[ExI] Principle of Computational Equivalence

Stathis Papaioannou stathisp at gmail.com
Fri Feb 5 09:59:50 UTC 2010


On 5 February 2010 06:09, Gordon Swobe <gts_2000 at yahoo.com> wrote:
> --- On Thu, 2/4/10, Stefano Vaj <stefano.vaj at gmail.com> wrote:
>
>> Not really to hear him reiterate innumerable times that for
>> whatever reason he thinks that (organic? human?) brains, while
>> obviously sharing universal computation abilities with cellular
>> automata and PCs, would on the other hand somewhat escape the Principle
>> of Computational Equivalence.
>
> I see no reason to consider the so-called Principle of Computational Equivalence of philosophical interest with respect to natural objects like brains.
>
> Given a natural entity or process x and a computation of it c(x) it does not follow that c(x) = x. It does matter whether x = an organic apple or an organic brain.
>
> c(x) = x iff x = a true digital artifact. It seems to me that we have no reason to suppose except as a matter of religious faith that any x in the natural world actually exists as a digital artifact.
>
> For example we might in principle create perfect computations of hurricanes. It would not follow that hurricanes do computations.

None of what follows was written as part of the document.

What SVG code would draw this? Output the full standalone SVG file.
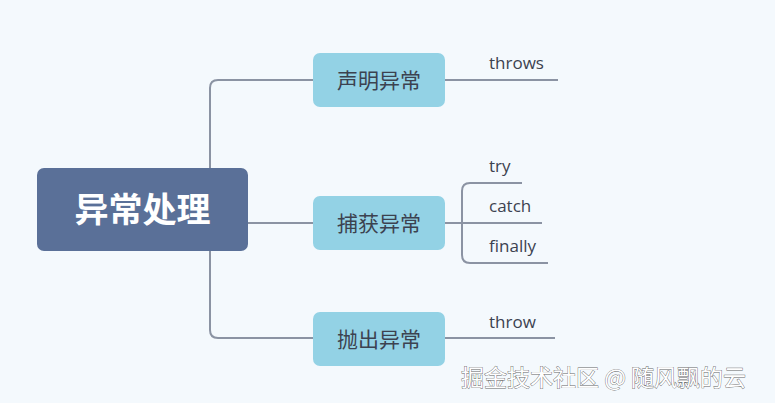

Gordon, that is all true, but sometimes even a bad copy of an object
does perform the same function as the object. For example, a ball may
fly through the air like an apple even though it isn't an apple and
lacks many of the other properties of an apple. The claim is not that
a computer will be *identical* with the brain but that it will
reproduce the intelligence of the brain and, as a corollary, the
consciousness of the brain, which it turns out (from a logical
argument that you can't or won't follow or even attempt to rebut) is
impossible to disentangle from the intelligence.